For OKC, too much Perky Fish

Russell Westbrook injury

When Russell Westbrook went down in Game 2 of the Thunder’s series against the Rockets, many people thought that ended OKC’s chance at this year’s NBA championship. And they were right. Just not in the way that most people were expecting.

Russell Westbrook is good, not great

Over the course of the regular season, Russell Westbrook scored a lot of points. He finished 6th in the NBA in both total points scored and points per game. But Westbrook also required a lot of shots to get his points. He finished second in the NBA in field goal attempts and second in the NBA in field goal attempts per 48 minutes. All this despite the fact that he had a mediocre True Shooting percentage (TS%) of 53.2% — an average point guard shot 52.7% — and that his teammate, Kevin Durant, took fewer shots (3.7 fewer FGAs/48 minutes) despite being ridiculously efficient (TS% of 64.7%).

Of course, Westbrook was the point guard, so it was largely up to him to get Durant more shots. We can’t necessarily blame Westbrook for taking shots instead of passing to Durant — scoring points is what gets basketball players paid, so he was just responding to his incentives — but it certainly didn’t help his (or his team’s) productivity. Westbrook’s real strength this season was his ability to get and maintain possession of the ball. Taking his statistical strengths and weaknesses into account, Wins Produced assigns Westbrook a value of 0.144 wins per 48 minutes, which is good, but not great. So while the Thunder lost a productive player when Westbrook went down, the Thunder still had their top three players.

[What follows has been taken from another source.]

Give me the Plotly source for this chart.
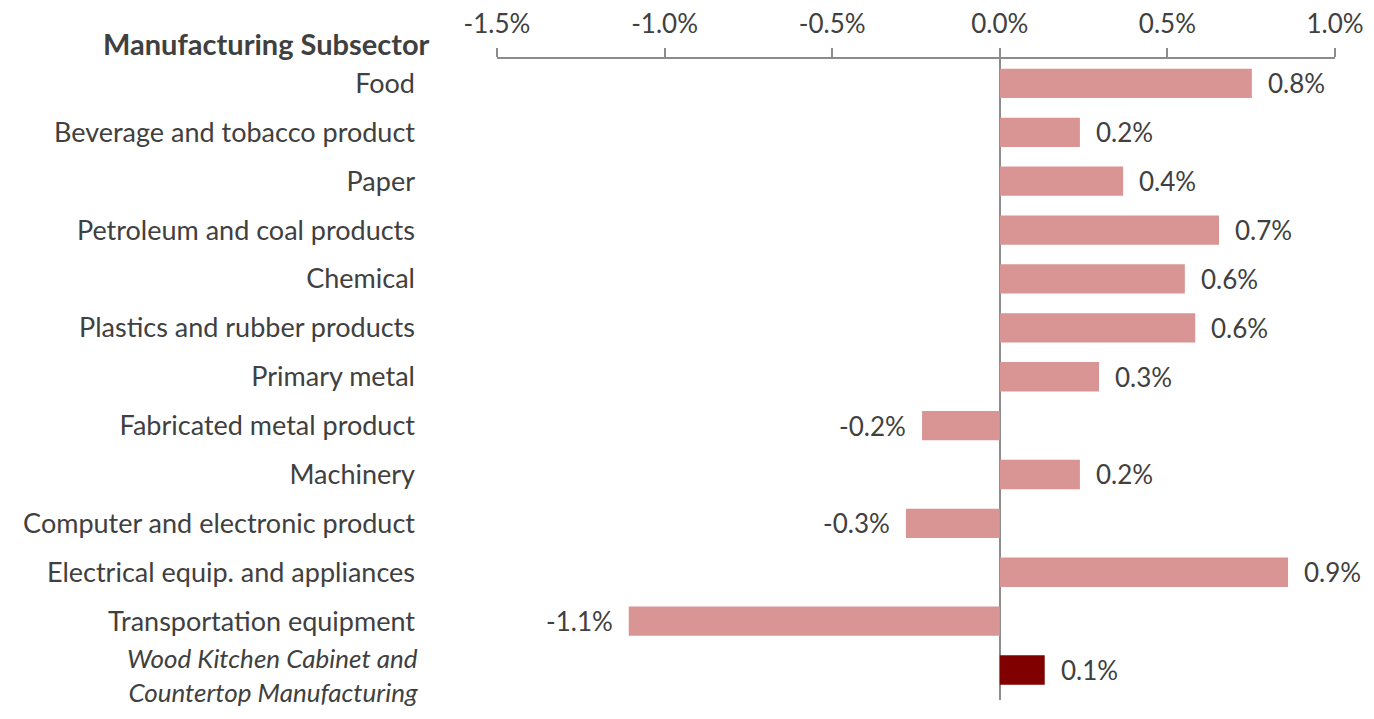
import plotly.graph_objects as go

categories = [
    "Food",
    "Beverage and tobacco product",
    "Paper",
    "Petroleum and coal products",
    "Chemical",
    "Plastics and rubber products",
    "Primary metal",
    "Fabricated metal product",
    "Machinery",
    "Computer and electronic product",
    "Electrical equip. and appliances",
    "Transportation equipment",
    "Wood Kitchen Cabinet and<br>Countertop Manufacturing",
]
values = [0.00752, 0.00239, 0.00368, 0.00654, 0.00552, 0.00583, 0.00296,
          -0.00232, 0.00239, -0.00280, 0.00860, -0.01107, 0.00134]
labels = ["0.8%", "0.2%", "0.4%", "0.7%", "0.6%", "0.6%", "0.3%",
          "-0.2%", "0.2%", "-0.3%", "0.9%", "-1.1%", "0.1%"]
tick_vals = [-0.015, -0.010, -0.005, 0.0, 0.005, 0.010]
tick_text = ["-1.5%", "-1.0%", "-0.5%", "0.0%", "0.5%", "1.0%"]

LIGHT = "#D99594"
DARK = "#800000"
TXT = "#404040"
FONT = "Lato, 'Open Sans', sans-serif"

colors = [LIGHT] * (len(categories) - 1) + [DARK]

fig = go.Figure()
fig.add_trace(go.Bar(
    x=values, y=categories, orientation="h",
    marker=dict(color=colors, line=dict(width=0)),
    width=0.6, hoverinfo="skip",
))

for v, c, t in zip(values, categories, labels):
    fig.add_annotation(
        x=v, y=c, text=t, showarrow=False,
        xanchor="left" if v >= 0 else "right",
        xshift=14 if v >= 0 else -14,
        font=dict(family=FONT, size=26, color=TXT),
    )

# highlighted (italic, two-line) category label
fig.add_annotation(
    xref="paper", x=-0.0915, y=categories[-1], yshift=-5,
    xanchor="right", yanchor="middle", align="right",
    text="<i>" + categories[-1] + "</i>", showarrow=False,
    font=dict(family=FONT, size=26, color=TXT),
)

fig.add_annotation(
    xref="paper", yref="paper", x=-0.077, y=1.0, yshift=-4,
    xanchor="right", yanchor="bottom",
    text="<b>Manufacturing Subsector</b>", showarrow=False,
    font=dict(family=FONT, size=29, color=TXT),
)

# page body has an 8px margin, so the figure is sized to fit inside it
fig.update_layout(
    width=1358, height=703,
    margin=dict(l=489, r=31, t=51, b=11),
    paper_bgcolor="white", plot_bgcolor="white",
    showlegend=False,
    font=dict(family=FONT, color=TXT),
)
fig.update_xaxes(
    side="top", range=[-0.015, 0.010], automargin=False,
    tickvals=tick_vals, ticktext=tick_text,
    showgrid=False, zeroline=True, zerolinecolor="#8C8C8C", zerolinewidth=2,
    showline=True, linecolor="#8C8C8C", linewidth=2,
    ticks="outside", ticklen=9, tickwidth=2, tickcolor="#8C8C8C",
    tickfont=dict(family=FONT, size=26, color=TXT),
    ticklabelstandoff=5,
)
fig.update_yaxes(
    autorange="reversed", automargin=False,
    tickvals=categories, ticktext=categories[:-1] + [""],
    showgrid=False, showline=False, zeroline=False,
    ticks="", tickfont=dict(family=FONT, size=27, color=TXT),
    ticklabelstandoff=81,
)

fig.write_html("out.html")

The Thunder have a good supporting cast

Of course, the loss of a good — but not great — player could still be tough blow if Oklahoma City didn’t have any decent replacements on hand. Fortunately for OKC, they had plenty of players capable of performing in increased minutes:

With this group of players (not to mention Kevin Durant, but that goes without saying), the Thunder should have had no problem replacing Westbrook’s minutes. We would expect Reggie Jackson’s minutes to increase drastically; Martin, Sefolosha, and Brewer to see more time at shooting guard and small forward; Durant to spend more time at power forward; and Ibaka and Collison to increase their time at power forward and centre. Simply put, while losing Westbrook was a blow, it shouldn’t have been a fatal one. As long as the Thunder’s coach knew how to adjust for Westbrook’s absence, Oklahoma City would have been fine. Unless, that is, former NBA Coach of the Year Scott Brooks was planning on increasing the minutes of some of the team’s unproductive players, but what were the odds of that happening? Which brings us to our next point….

Derek Fisher and Kendrick Perkins are bad

Derek Fisher and Kendrick Perkins are unproductive players. For both of these players, there was a time when this was not the case, but those days are long past. The Thunder should have kept them nailed to the bench once Westbrook went down. And while this is somewhat true of what happened to Perkins, the same cannot be said of what happened to Derek Fisher. Take a look at how each player’s minutes per game changed from the regular season to the playoff games played without Westbrook:

Player Regular Season Minutes Per Game Playoff Minutes Per Game Delta
Reggie Jackson 14.2 36.2 +22.0
Derek Fisher 14.4 27.0 +12.6
Kevin Durant 38.5 45.1 +6.6
Kevin Martin 27.7 30.7 +3.0
DeAndre Liggins 7.4 10.0 +2.6
Serge Ibaka 31.1 33.0 +1.9
Thabo Sefolosha 27.5 26.7 -0.8
Nick Collison 19.5 16.4 -3.1
Hasheem Thabeet 11.7 7.0 -4.7
Kendrick Perkins 25.1 18.0 -7.1
Perry Jones 7.4 0.0 -7.4
Ronnie Brewer 10.1 0.0 -10.1

As expected, Jackson saw the largest increase in minutes. Durant, Martin, and Ibaka also saw their minutes increase. And Perkins had the largest decrease among players who see regular playing time. But Sefolosha, Collison, and Brewer all saw their minutes decrease, and Derek Fisher had the second largest increase on that list. In the series against the Grizzlies, either Fisher or Perkins (or both) was on the court for virtually the entire game [Editor’s note: thanks to reader John for the improved specificity of the preceding sentence!]. It’s very tough to win when one of your five players is so unproductive. Concerns about small sample sizes aside, that is the most likely explanation for why the Thunder lost.

Unfortunately, this result may lead many fans and members of the media to believe that the Thunder lost because they were missing one of the best players in the league. The truth is that Russell Westbrook is a good — but not great — NBA player, and Oklahoma City lost due to too much Perky Fish.